7 days in and I can’t stop praising your Maker. One week of weeping in praise to our King, thanking him for the gift of you! Your little life brings me to my knees and lifts my arms in adoration of God’s kindness and good gifts he has given.

Gratitude and love is all that I have to whisper in the quiet nights I hold you close.

Who am I that I would get the gift of you Kezia Joy, that I would get the opportunity to raise and love 3 daughters?

Your entrance into this world has transformed our hearts and home, we are one week in to a lifetime of love with you sweet girl.

Your sisters are smitten with their role to tend to your needs.

Your daddy has melted into a puddle as he holds your tiny frame in his arms.

Your mama is gushing with pride, we did it girl!

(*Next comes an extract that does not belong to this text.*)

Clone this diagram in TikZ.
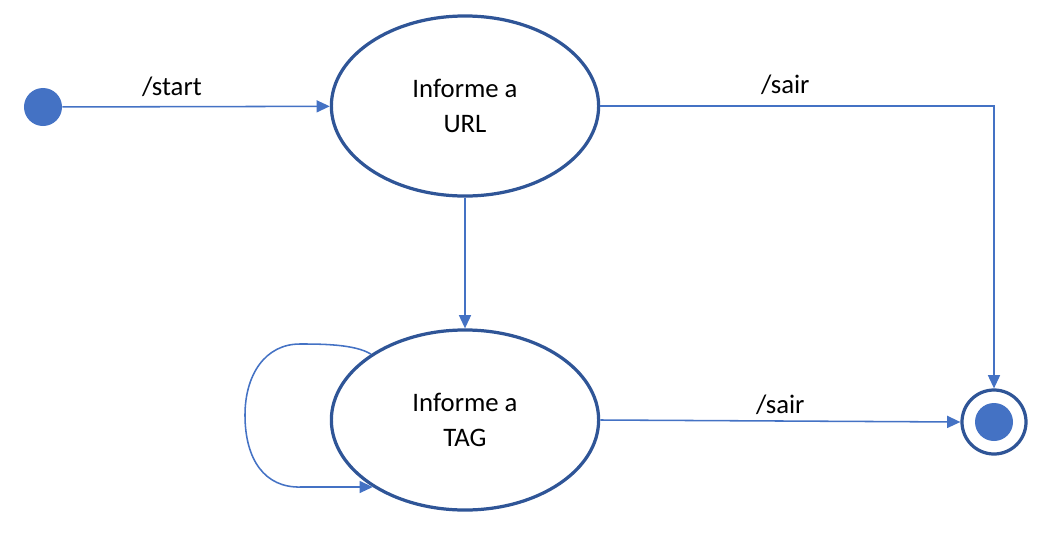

You and I made it through and your Birthday was a celebration of the race we ran together.

One week of you in my arms, loving you Kezia joy, yet 6 years of longing for a love like this.

Your Birthday was the fulfillment of the waiting.
The 6 years waiting to become a mom, another 5 years waiting to become pregnant with you, and the final 9 months waiting to welcome you into the world.

Oh what a race of waiting for you….

You are the end of the waiting.
You are the completion to the infertility.
You are close of a chapter.

Kezia Joy, 7 days in our arms has changed us. You are a gift and we soak up all the goodness your little life brings one day at a time.